One thing that should certainly be explored is whether rollover jackpots should be split using some mechanism. For example, why not 16 prizes of one million? One for another post.

3 comments:

Kevin Denny said...

Or why not one million prizes of €16.01 ? Since the expected return would be higher. But I bet a lot fewer people would pay.

Mark McGovern said...

No-one seems willing to take this literature to its natural conclusion yet, perhaps because it leads to some uncomfortable (for some) recommendations about what should be done with taxation policy (see above post by Kevin), the role of economic growth etc. Taking all of the established phenomena together (the importance of relative income, focusing illusions, hedonic treadmills) it’s pretty clear these studies are highly suggestive that the current distribution of income is sub-optimal. From the point of view of maximising total happiness in society that is, and you need to believe these self assessed questions are good measures of this, which I’m not fully convinced of.

Given the large (relative to income) adverse effects that have been found for unemployment in the literature, the words “jobless recovery” should be particularly disheartening.

There is another issue, prospect theory. We know that people are risk averse, so trying to implement any kind of redistributive policy needs to be framed carefully. See “Benchmarking” and the debate on cutting public sector pay.

Liam Delaney said...

A good few people have made this argument over the centuries Mark. I think it is true that redistributing income would be optimal if marginal utility were the only consideration. But the obvious and oft-made counterarguments are firstly how do you achieve such a distribution of income efficiently and secondly why can we assume that the state has the right to do this in the fashion you outline. If you take equalising marginal utilities of income to an extreme you end up in some strange places too.

@kevin - dat would be an empirical matter. I have a good few thoughts on this.

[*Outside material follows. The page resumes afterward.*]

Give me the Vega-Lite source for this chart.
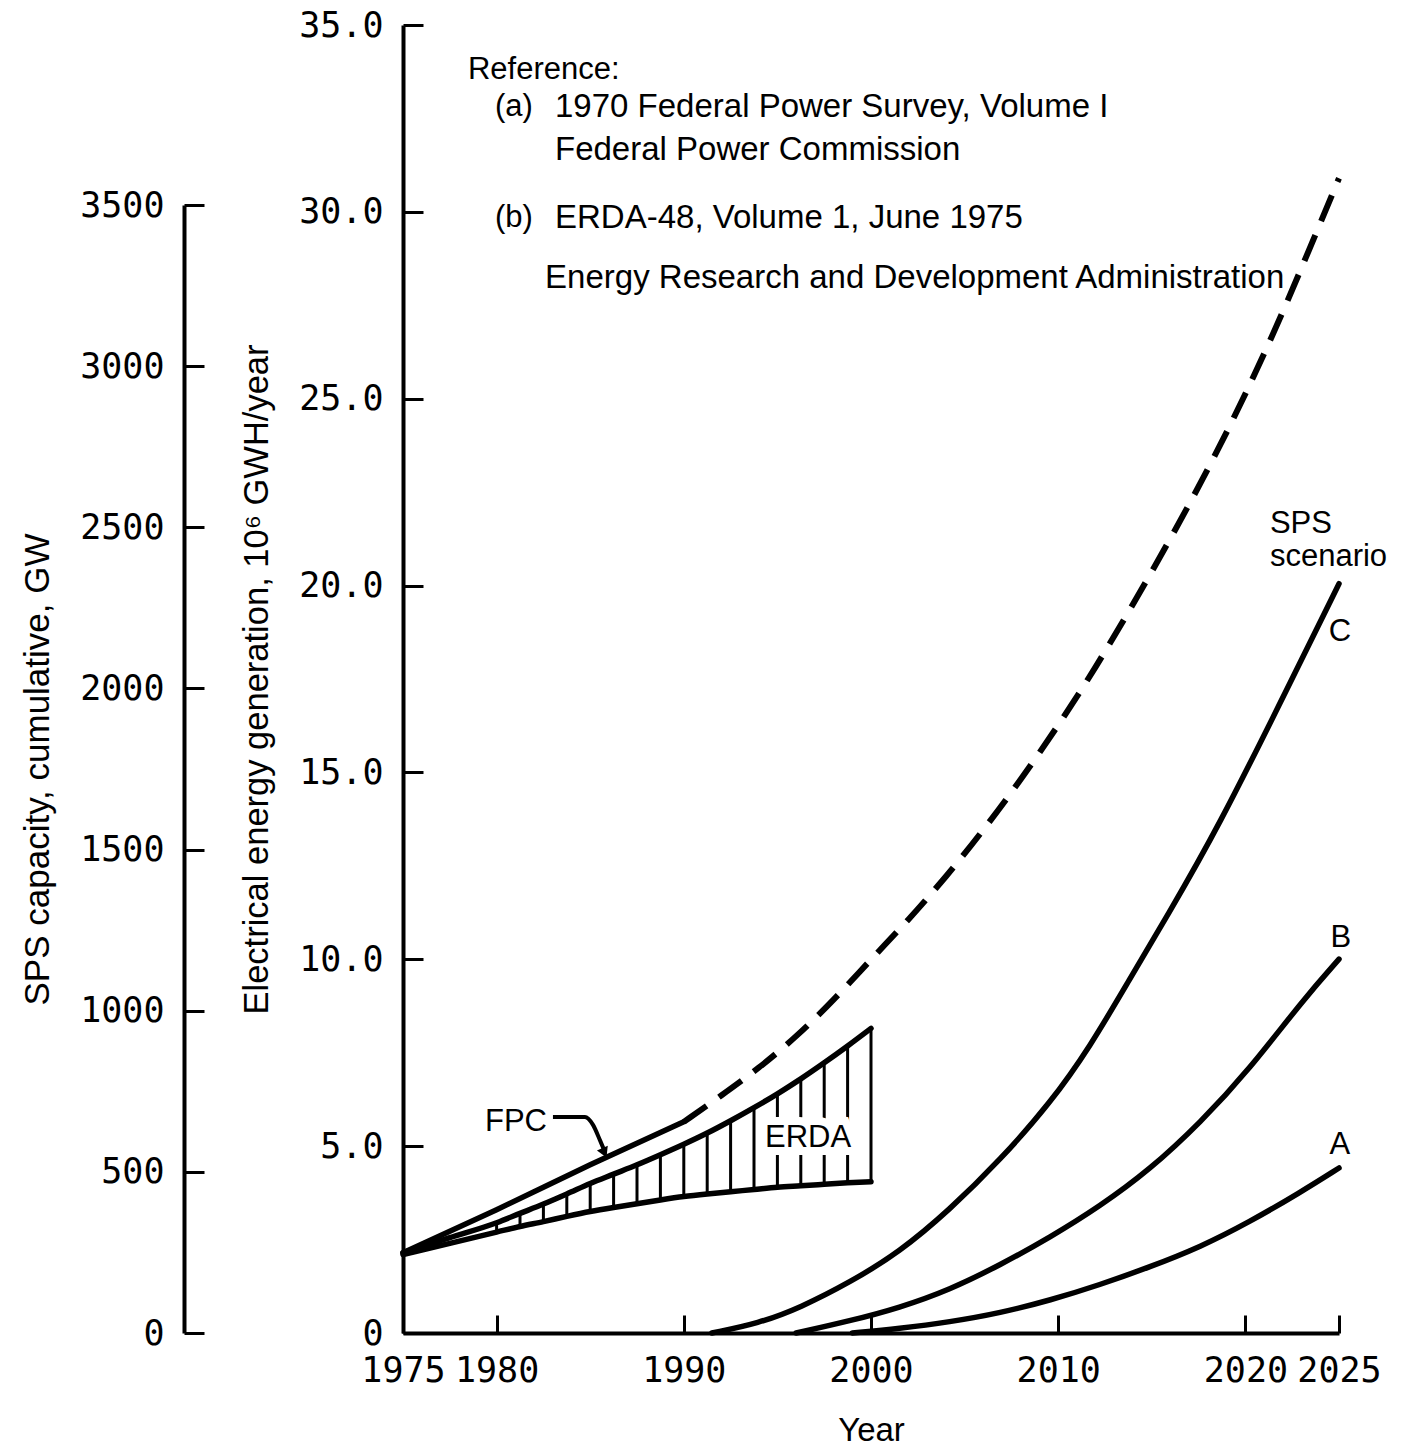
{
  "$schema": "https://vega.github.io/schema/vega-lite/v6.json",
  "width": 936,
  "height": 1308,
  "autosize": {"type": "none"},
  "padding": {"left": 403, "top": 25, "right": 66, "bottom": 115},
  "background": "white",
  "config": {
    "view": {"stroke": null},
    "axis": {
      "grid": false,
      "domainColor": "black",
      "domainWidth": 4,
      "tickColor": "black",
      "tickWidth": 3,
      "labelColor": "black",
      "labelFont": "DejaVu Sans Mono",
      "labelFontSize": 35,
      "titleColor": "black",
      "titleFont": "Liberation Sans",
      "titleFontWeight": "normal",
      "labelFlush": false,
      "labelOverlap": false,
      "labelBound": false
    }
  },
  "datasets": {
    "edges": [
      {"yr": 1975, "v": 2.15, "series": "FPC"},
      {"yr": 1980, "v": 3.3, "series": "FPC"},
      {"yr": 1985, "v": 4.5, "series": "FPC"},
      {"yr": 1990, "v": 5.65, "series": "FPC"},
      {"yr": 1975, "v": 2.15, "series": "ERDA high"},
      {"yr": 1977.5, "v": 2.55, "series": "ERDA high"},
      {"yr": 1980, "v": 2.95, "series": "ERDA high"},
      {"yr": 1981.25, "v": 3.2, "series": "ERDA high"},
      {"yr": 1982.5, "v": 3.45, "series": "ERDA high"},
      {"yr": 1983.75, "v": 3.72, "series": "ERDA high"},
      {"yr": 1985, "v": 4.0, "series": "ERDA high"},
      {"yr": 1986.25, "v": 4.25, "series": "ERDA high"},
      {"yr": 1987.5, "v": 4.5, "series": "ERDA high"},
      {"yr": 1988.75, "v": 4.77, "series": "ERDA high"},
      {"yr": 1990, "v": 5.05, "series": "ERDA high"},
      {"yr": 1991.25, "v": 5.35, "series": "ERDA high"},
      {"yr": 1992.5, "v": 5.68, "series": "ERDA high"},
      {"yr": 1993.75, "v": 6.03, "series": "ERDA high"},
      {"yr": 1995, "v": 6.4, "series": "ERDA high"},
      {"yr": 1996.25, "v": 6.8, "series": "ERDA high"},
      {"yr": 1997.5, "v": 7.23, "series": "ERDA high"},
      {"yr": 1998.75, "v": 7.68, "series": "ERDA high"},
      {"yr": 2000, "v": 8.15, "series": "ERDA high"},
      {"yr": 1975, "v": 2.1, "series": "ERDA low"},
      {"yr": 1977.5, "v": 2.4, "series": "ERDA low"},
      {"yr": 1980, "v": 2.7, "series": "ERDA low"},
      {"yr": 1981.25, "v": 2.85, "series": "ERDA low"},
      {"yr": 1982.5, "v": 2.98, "series": "ERDA low"},
      {"yr": 1983.75, "v": 3.12, "series": "ERDA low"},
      {"yr": 1985, "v": 3.25, "series": "ERDA low"},
      {"yr": 1986.25, "v": 3.36, "series": "ERDA low"},
      {"yr": 1987.5, "v": 3.46, "series": "ERDA low"},
      {"yr": 1988.75, "v": 3.56, "series": "ERDA low"},
      {"yr": 1990, "v": 3.65, "series": "ERDA low"},
      {"yr": 1991.25, "v": 3.72, "series": "ERDA low"},
      {"yr": 1992.5, "v": 3.78, "series": "ERDA low"},
      {"yr": 1993.75, "v": 3.84, "series": "ERDA low"},
      {"yr": 1995, "v": 3.9, "series": "ERDA low"},
      {"yr": 1996.25, "v": 3.94, "series": "ERDA low"},
      {"yr": 1997.5, "v": 3.98, "series": "ERDA low"},
      {"yr": 1998.75, "v": 4.02, "series": "ERDA low"},
      {"yr": 2000, "v": 4.05, "series": "ERDA low"}
    ],
    "fpcProjection": [
      {"yr": 1990, "v": 5.65},
      {"yr": 1992, "v": 6.35},
      {"yr": 1994, "v": 7.08},
      {"yr": 1996, "v": 7.92},
      {"yr": 1998, "v": 8.9},
      {"yr": 2000, "v": 10.0},
      {"yr": 2002, "v": 11.05},
      {"yr": 2004, "v": 12.2},
      {"yr": 2006, "v": 13.45},
      {"yr": 2008, "v": 14.8},
      {"yr": 2010, "v": 16.25},
      {"yr": 2012, "v": 17.8},
      {"yr": 2014, "v": 19.5},
      {"yr": 2016, "v": 21.25},
      {"yr": 2018, "v": 23.1},
      {"yr": 2020, "v": 25.1},
      {"yr": 2022, "v": 27.3},
      {"yr": 2024, "v": 29.7},
      {"yr": 2025, "v": 30.9}
    ],
    "erdaBand": [
      {"yr": 1980, "v": 2.95, "lo": 2.7},
      {"yr": 1981.25, "v": 3.2, "lo": 2.85},
      {"yr": 1982.5, "v": 3.45, "lo": 2.98},
      {"yr": 1983.75, "v": 3.72, "lo": 3.12},
      {"yr": 1985, "v": 4.0, "lo": 3.25},
      {"yr": 1986.25, "v": 4.25, "lo": 3.36},
      {"yr": 1987.5, "v": 4.5, "lo": 3.46},
      {"yr": 1988.75, "v": 4.77, "lo": 3.56},
      {"yr": 1990, "v": 5.05, "lo": 3.65},
      {"yr": 1991.25, "v": 5.35, "lo": 3.72},
      {"yr": 1992.5, "v": 5.68, "lo": 3.78},
      {"yr": 1993.75, "v": 6.03, "lo": 3.84},
      {"yr": 1995, "v": 6.4, "lo": 3.9},
      {"yr": 1996.25, "v": 6.8, "lo": 3.94},
      {"yr": 1997.5, "v": 7.23, "lo": 3.98},
      {"yr": 1998.75, "v": 7.68, "lo": 4.02},
      {"yr": 2000, "v": 8.15, "lo": 4.05}
    ],
    "arrow": [
      {"yr": 1983.01, "v": 5.78},
      {"yr": 1984.72, "v": 5.78},
      {"yr": 1985.15, "v": 5.57},
      {"yr": 1985.52, "v": 5.16},
      {"yr": 1985.74, "v": 4.9}
    ],
    "arrowHead": [
      {"yr": 1985.76, "v": 4.82}
    ],
    "notes": [
      {"yr": 1978.47, "v": 33.8, "label": "Reference:"},
      {"yr": 1979.91, "v": 32.81, "label": "(a)"},
      {"yr": 1979.91, "v": 29.84, "label": "(b)"}
    ],
    "sources": [
      {"yr": 1983.12, "v": 32.81, "label": "1970 Federal Power Survey, Volume I"},
      {"yr": 1983.12, "v": 31.66, "label": "Federal Power Commission"},
      {"yr": 1983.12, "v": 29.84, "label": "ERDA-48, Volume 1, June 1975"},
      {"yr": 1982.59, "v": 28.23, "label": "Energy Research and Development Administration"}
    ],
    "curveNotes": [
      {"yr": 1979.38, "v": 5.65, "label": "FPC"},
      {"yr": 2021.31, "v": 21.65, "label": "SPS"},
      {"yr": 2021.31, "v": 20.77, "label": "scenario"}
    ],
    "bandNote": [
      {"yr": 1994.34, "v": 5.22, "label": "ERDA"}
    ],
    "scenarioLabels": [
      {"yr": 2025.05, "v": 18.76, "label": "C"},
      {"yr": 2025.1, "v": 10.57, "label": "B"},
      {"yr": 2025.05, "v": 5.03, "label": "A"}
    ],
    "sps": [
      {"yr": 1991.5, "gw": 0, "scenario": "C"},
      {"yr": 1994, "gw": 30, "scenario": "C"},
      {"yr": 1996.2, "gw": 78, "scenario": "C"},
      {"yr": 1998.9, "gw": 158, "scenario": "C"},
      {"yr": 2001.5, "gw": 250, "scenario": "C"},
      {"yr": 2004.2, "gw": 382, "scenario": "C"},
      {"yr": 2006.9, "gw": 537, "scenario": "C"},
      {"yr": 2009.6, "gw": 715, "scenario": "C"},
      {"yr": 2011.7, "gw": 888, "scenario": "C"},
      {"yr": 2013.8, "gw": 1096, "scenario": "C"},
      {"yr": 2015.8, "gw": 1292, "scenario": "C"},
      {"yr": 2018.5, "gw": 1563, "scenario": "C"},
      {"yr": 2022.4, "gw": 2018, "scenario": "C"},
      {"yr": 2025, "gw": 2325, "scenario": "C"},
      {"yr": 1996, "gw": 0, "scenario": "B"},
      {"yr": 1998.9, "gw": 38, "scenario": "B"},
      {"yr": 2001.5, "gw": 78, "scenario": "B"},
      {"yr": 2004.2, "gw": 134, "scenario": "B"},
      {"yr": 2006.9, "gw": 211, "scenario": "B"},
      {"yr": 2009.6, "gw": 298, "scenario": "B"},
      {"yr": 2012.2, "gw": 392, "scenario": "B"},
      {"yr": 2014.9, "gw": 507, "scenario": "B"},
      {"yr": 2017.6, "gw": 653, "scenario": "B"},
      {"yr": 2020.2, "gw": 817, "scenario": "B"},
      {"yr": 2023.1, "gw": 1035, "scenario": "B"},
      {"yr": 2025, "gw": 1160, "scenario": "B"},
      {"yr": 1999, "gw": 0, "scenario": "A"},
      {"yr": 2001.5, "gw": 14, "scenario": "A"},
      {"yr": 2004.2, "gw": 34, "scenario": "A"},
      {"yr": 2006.9, "gw": 62, "scenario": "A"},
      {"yr": 2009.6, "gw": 102, "scenario": "A"},
      {"yr": 2012.2, "gw": 149, "scenario": "A"},
      {"yr": 2014.9, "gw": 205, "scenario": "A"},
      {"yr": 2017.6, "gw": 267, "scenario": "A"},
      {"yr": 2020.2, "gw": 344, "scenario": "A"},
      {"yr": 2022.9, "gw": 435, "scenario": "A"},
      {"yr": 2025, "gw": 512, "scenario": "A"}
    ]
  },
  "encoding": {
    "x": {
      "field": "yr",
      "type": "quantitative",
      "scale": {"domain": [1975, 2025], "nice": false, "zero": false},
      "axis": {
        "title": "Year",
        "values": [1975, 1980, 1990, 2000, 2010, 2020, 2025],
        "format": "d",
        "tickSize": -18,
        "labelPadding": 38,
        "titleFontSize": 33,
        "titlePadding": 26
      }
    }
  },
  "layer": [
    {
      "encoding": {
        "y": {
          "field": "v",
          "type": "quantitative",
          "scale": {"domain": [0, 35], "nice": false, "zero": true},
          "axis": {
            "orient": "left",
            "title": "Electrical energy generation, 10⁶ GWH/year",
            "values": [0, 5, 10, 15, 20, 25, 30, 35],
            "labelExpr": "datum.value == 0 ? '0' : format(datum.value, '.1f')",
            "tickSize": -20,
            "labelPadding": 40,
            "titleFontSize": 34.5,
            "titlePadding": 24
          }
        }
      },
      "layer": [
        {
          "data": {"name": "erdaBand"},
          "mark": {"type": "rule", "color": "black", "strokeWidth": 3},
          "encoding": {"y2": {"field": "lo"}}
        },
        {
          "data": {"name": "edges"},
          "mark": {"type": "line", "color": "black", "strokeWidth": 5.5, "interpolate": "monotone", "strokeCap": "round"},
          "encoding": {"detail": {"field": "series"}}
        },
        {
          "data": {"name": "fpcProjection"},
          "mark": {"type": "line", "color": "black", "strokeWidth": 6, "interpolate": "basis", "strokeDash": [28, 15], "strokeCap": "butt"},
          "encoding": {}
        },
        {
          "data": {"name": "arrow"},
          "mark": {"type": "line", "color": "black", "strokeWidth": 4, "interpolate": "monotone"},
          "encoding": {}
        },
        {
          "data": {"name": "arrowHead"},
          "mark": {"type": "point", "shape": "triangle-down", "filled": true, "color": "black", "opacity": 1, "size": 140, "angle": 336},
          "encoding": {}
        },
        {
          "data": {"name": "notes"},
          "mark": {"type": "text", "align": "left", "baseline": "middle", "font": "Liberation Sans", "fontSize": 31, "color": "black"},
          "encoding": {"text": {"field": "label"}}
        },
        {
          "data": {"name": "sources"},
          "mark": {"type": "text", "align": "left", "baseline": "middle", "font": "Liberation Sans", "fontSize": 33, "color": "black"},
          "encoding": {"text": {"field": "label"}}
        },
        {
          "data": {"name": "curveNotes"},
          "mark": {"type": "text", "align": "left", "baseline": "middle", "font": "Liberation Sans", "fontSize": 31, "color": "black"},
          "encoding": {"text": {"field": "label"}}
        },
        {
          "data": {"name": "bandNote"},
          "mark": {"type": "text", "align": "left", "baseline": "middle", "font": "Liberation Sans", "fontSize": 31, "color": "white", "stroke": "white", "strokeWidth": 16, "strokeJoin": "miter"},
          "encoding": {"text": {"field": "label"}}
        },
        {
          "data": {"name": "bandNote"},
          "mark": {"type": "text", "align": "left", "baseline": "middle", "font": "Liberation Sans", "fontSize": 31, "color": "black"},
          "encoding": {"text": {"field": "label"}}
        },
        {
          "data": {"name": "scenarioLabels"},
          "mark": {"type": "text", "align": "center", "baseline": "middle", "font": "Liberation Sans", "fontSize": 31, "color": "black"},
          "encoding": {"text": {"field": "label"}}
        }
      ]
    },
    {
      "data": {"name": "sps"},
      "mark": {"type": "line", "color": "black", "strokeWidth": 5.5, "interpolate": "basis", "strokeCap": "round"},
      "encoding": {
        "y": {
          "field": "gw",
          "type": "quantitative",
          "scale": {"domain": [0, 3500], "range": [1308, 180], "nice": false, "zero": true},
          "axis": {
            "orient": "left",
            "offset": 219,
            "title": "SPS capacity, cumulative, GW",
            "values": [0, 500, 1000, 1500, 2000, 2500, 3000, 3500],
            "format": "d",
            "tickSize": -20,
            "labelPadding": 40,
            "titleFontSize": 35,
            "titlePadding": 24
          }
        },
        "detail": {"field": "scenario"}
      }
    }
  ],
  "resolve": {"scale": {"y": "independent"}}
}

Framing is clearly the issue here as even with 16 separate prizes the odds are tiny, and if you want 16 chances, you could always buy sixteen tickets. I guess my rationale for having sixteen prizes would be that I don't think people can process the benefit of a lump-sum windfall beyond a million euro. I think the happiness you feel at winning a million is the same as the happiness you feel at winning sixteen provided you are not already wealthy and most of the people who do the lotto are not. The utilitarian in me feels it would be making sixteen people happy rather than one.